(Extracted data entries)
+ + + + + + +
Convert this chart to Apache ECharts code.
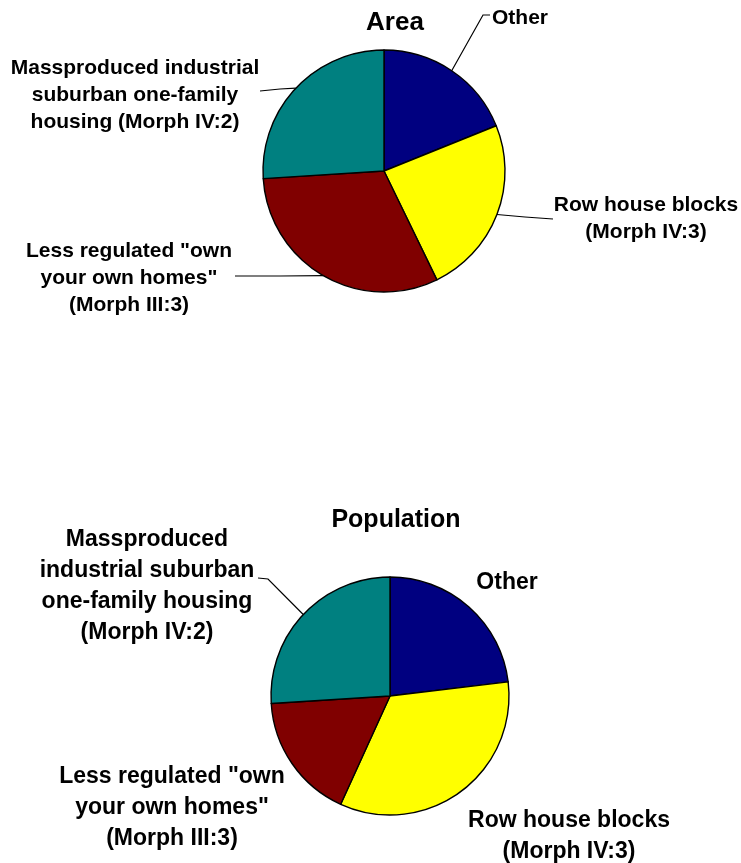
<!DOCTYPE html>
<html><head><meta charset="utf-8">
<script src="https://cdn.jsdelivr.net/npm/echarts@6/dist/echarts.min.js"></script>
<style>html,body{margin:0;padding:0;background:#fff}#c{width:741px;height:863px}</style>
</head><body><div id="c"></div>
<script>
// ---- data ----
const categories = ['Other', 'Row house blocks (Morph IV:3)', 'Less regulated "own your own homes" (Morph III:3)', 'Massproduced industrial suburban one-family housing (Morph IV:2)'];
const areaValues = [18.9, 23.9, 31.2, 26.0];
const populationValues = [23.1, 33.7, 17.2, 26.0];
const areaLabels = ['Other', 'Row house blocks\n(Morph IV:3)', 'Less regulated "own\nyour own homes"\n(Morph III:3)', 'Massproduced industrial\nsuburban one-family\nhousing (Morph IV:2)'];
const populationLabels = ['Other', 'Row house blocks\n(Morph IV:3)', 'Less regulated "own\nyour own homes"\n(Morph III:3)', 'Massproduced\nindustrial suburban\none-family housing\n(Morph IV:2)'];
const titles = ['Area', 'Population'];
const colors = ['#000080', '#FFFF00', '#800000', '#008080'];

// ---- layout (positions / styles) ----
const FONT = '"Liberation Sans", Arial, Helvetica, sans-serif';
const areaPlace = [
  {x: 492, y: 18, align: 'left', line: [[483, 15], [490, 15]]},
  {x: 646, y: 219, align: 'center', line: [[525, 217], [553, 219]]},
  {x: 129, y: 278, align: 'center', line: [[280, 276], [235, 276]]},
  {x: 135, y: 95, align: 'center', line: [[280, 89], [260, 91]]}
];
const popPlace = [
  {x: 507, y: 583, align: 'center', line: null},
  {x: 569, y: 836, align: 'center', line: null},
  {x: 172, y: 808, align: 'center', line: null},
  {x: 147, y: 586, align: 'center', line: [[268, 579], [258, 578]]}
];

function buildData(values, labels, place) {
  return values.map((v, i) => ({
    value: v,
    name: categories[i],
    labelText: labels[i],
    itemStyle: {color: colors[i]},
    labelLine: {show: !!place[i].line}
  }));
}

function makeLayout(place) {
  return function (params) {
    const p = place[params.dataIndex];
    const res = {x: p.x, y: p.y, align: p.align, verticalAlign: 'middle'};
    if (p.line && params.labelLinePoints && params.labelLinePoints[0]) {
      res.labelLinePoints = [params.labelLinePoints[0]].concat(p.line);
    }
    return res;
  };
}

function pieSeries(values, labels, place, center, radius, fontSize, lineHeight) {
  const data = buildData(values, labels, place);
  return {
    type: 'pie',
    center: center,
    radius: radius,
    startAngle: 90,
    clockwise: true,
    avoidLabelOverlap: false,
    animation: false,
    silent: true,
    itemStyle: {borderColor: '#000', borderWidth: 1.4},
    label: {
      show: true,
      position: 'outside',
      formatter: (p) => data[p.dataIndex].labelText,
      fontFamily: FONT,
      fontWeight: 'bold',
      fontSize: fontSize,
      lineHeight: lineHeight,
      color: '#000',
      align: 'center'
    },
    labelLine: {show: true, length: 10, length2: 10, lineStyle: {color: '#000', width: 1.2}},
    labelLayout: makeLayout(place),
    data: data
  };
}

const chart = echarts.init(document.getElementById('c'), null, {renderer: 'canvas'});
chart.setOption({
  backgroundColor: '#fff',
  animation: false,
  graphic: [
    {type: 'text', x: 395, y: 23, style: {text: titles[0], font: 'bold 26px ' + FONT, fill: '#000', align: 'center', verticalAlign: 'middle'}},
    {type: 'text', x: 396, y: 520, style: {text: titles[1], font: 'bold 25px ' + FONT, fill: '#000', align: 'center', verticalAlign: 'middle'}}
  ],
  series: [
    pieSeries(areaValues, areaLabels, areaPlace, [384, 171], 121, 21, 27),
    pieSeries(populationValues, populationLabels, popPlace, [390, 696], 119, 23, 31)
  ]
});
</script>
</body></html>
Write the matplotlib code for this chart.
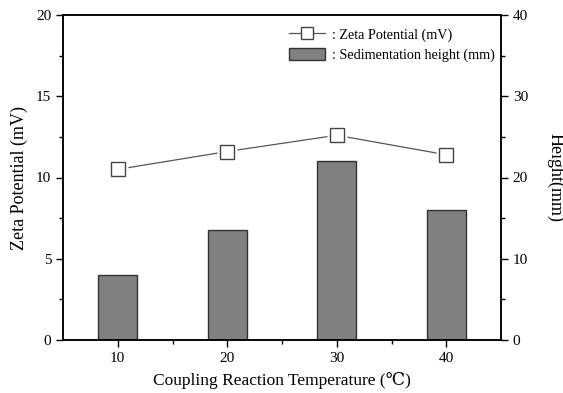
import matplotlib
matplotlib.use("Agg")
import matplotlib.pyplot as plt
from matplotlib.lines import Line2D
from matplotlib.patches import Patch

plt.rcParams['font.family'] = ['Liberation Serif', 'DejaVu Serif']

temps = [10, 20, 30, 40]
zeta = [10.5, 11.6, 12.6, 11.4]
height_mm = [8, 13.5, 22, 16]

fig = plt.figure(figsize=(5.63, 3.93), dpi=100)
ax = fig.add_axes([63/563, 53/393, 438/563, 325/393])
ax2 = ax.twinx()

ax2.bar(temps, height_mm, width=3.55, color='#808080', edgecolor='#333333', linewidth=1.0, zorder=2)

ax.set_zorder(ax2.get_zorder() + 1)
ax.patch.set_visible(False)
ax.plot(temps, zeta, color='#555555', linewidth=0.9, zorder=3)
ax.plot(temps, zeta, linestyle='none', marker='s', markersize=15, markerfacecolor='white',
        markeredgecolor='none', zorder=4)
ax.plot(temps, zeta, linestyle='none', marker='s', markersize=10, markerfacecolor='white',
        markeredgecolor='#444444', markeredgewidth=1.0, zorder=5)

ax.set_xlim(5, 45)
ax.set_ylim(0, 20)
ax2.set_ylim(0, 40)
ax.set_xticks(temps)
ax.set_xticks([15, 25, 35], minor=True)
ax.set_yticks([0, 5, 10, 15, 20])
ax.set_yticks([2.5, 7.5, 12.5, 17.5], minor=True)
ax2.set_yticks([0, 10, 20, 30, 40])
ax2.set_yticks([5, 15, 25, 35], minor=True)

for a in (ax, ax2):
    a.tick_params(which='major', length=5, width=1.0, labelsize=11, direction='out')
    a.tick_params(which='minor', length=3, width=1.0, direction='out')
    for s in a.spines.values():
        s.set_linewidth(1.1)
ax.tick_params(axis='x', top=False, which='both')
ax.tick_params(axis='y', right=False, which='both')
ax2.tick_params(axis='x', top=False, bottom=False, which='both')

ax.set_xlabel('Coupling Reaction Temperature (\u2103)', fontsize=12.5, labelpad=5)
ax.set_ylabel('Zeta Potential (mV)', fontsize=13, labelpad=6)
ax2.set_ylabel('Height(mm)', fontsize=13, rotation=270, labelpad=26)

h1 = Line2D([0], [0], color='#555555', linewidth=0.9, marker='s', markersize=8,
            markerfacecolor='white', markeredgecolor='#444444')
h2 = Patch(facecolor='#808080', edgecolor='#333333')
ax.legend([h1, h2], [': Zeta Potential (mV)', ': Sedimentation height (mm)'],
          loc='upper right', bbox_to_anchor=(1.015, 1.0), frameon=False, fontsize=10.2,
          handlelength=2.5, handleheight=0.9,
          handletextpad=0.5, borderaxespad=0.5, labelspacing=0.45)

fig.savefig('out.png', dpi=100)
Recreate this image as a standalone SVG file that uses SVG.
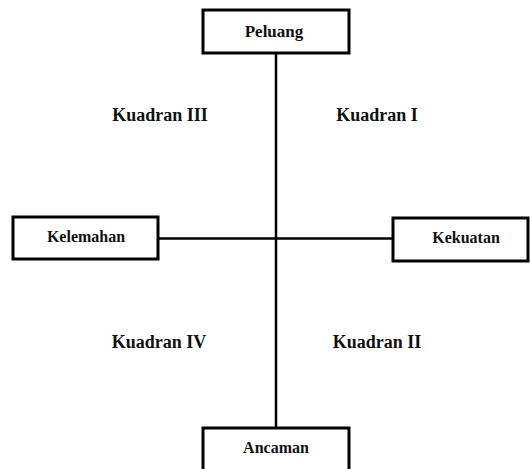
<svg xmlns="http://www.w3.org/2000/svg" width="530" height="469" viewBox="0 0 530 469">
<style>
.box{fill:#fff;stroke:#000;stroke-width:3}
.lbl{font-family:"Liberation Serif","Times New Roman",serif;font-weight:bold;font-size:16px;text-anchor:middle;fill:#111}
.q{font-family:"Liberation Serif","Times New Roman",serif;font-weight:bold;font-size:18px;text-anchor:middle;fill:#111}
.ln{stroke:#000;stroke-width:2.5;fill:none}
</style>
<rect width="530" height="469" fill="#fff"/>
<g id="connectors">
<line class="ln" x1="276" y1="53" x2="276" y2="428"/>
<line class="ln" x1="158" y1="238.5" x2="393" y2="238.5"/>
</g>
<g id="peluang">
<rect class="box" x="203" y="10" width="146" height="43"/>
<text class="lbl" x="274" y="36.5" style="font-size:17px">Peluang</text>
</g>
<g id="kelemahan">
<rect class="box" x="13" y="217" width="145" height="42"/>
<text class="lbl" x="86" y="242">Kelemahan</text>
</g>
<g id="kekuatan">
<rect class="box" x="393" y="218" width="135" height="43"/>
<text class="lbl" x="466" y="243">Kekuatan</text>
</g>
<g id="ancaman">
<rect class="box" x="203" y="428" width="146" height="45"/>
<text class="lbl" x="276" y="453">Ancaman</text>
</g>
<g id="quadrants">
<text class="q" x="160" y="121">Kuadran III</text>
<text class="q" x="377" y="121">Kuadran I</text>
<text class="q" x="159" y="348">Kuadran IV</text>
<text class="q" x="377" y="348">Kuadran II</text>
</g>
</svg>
+ + + + + + +
- _Task brief_: Copy out only the lines from the one containing "Write the matplotlib code for this chart." through the one containing "markeredgecolor='#444444', markeredgewidth=1.0, zorder=5)", exactly, with both ends. Any picture is left out.

- _Task result_:
Write the matplotlib code for this chart.
import matplotlib
matplotlib.use("Agg")
import matplotlib.pyplot as plt
from matplotlib.lines import Line2D
from matplotlib.patches import Patch

plt.rcParams['font.family'] = ['Liberation Serif', 'DejaVu Serif']

temps = [10, 20, 30, 40]
zeta = [10.5, 11.6, 12.6, 11.4]
height_mm = [8, 13.5, 22, 16]

fig = plt.figure(figsize=(5.63, 3.93), dpi=100)
ax = fig.add_axes([63/563, 53/393, 438/563, 325/393])
ax2 = ax.twinx()

ax2.bar(temps, height_mm, width=3.55, color='#808080', edgecolor='#333333', linewidth=1.0, zorder=2)

ax.set_zorder(ax2.get_zorder() + 1)
ax.patch.set_visible(False)
ax.plot(temps, zeta, color='#555555', linewidth=0.9, zorder=3)
ax.plot(temps, zeta, linestyle='none', marker='s', markersize=15, markerfacecolor='white',
        markeredgecolor='none', zorder=4)
ax.plot(temps, zeta, linestyle='none', marker='s', markersize=10, markerfacecolor='white',
        markeredgecolor='#444444', markeredgewidth=1.0, zorder=5)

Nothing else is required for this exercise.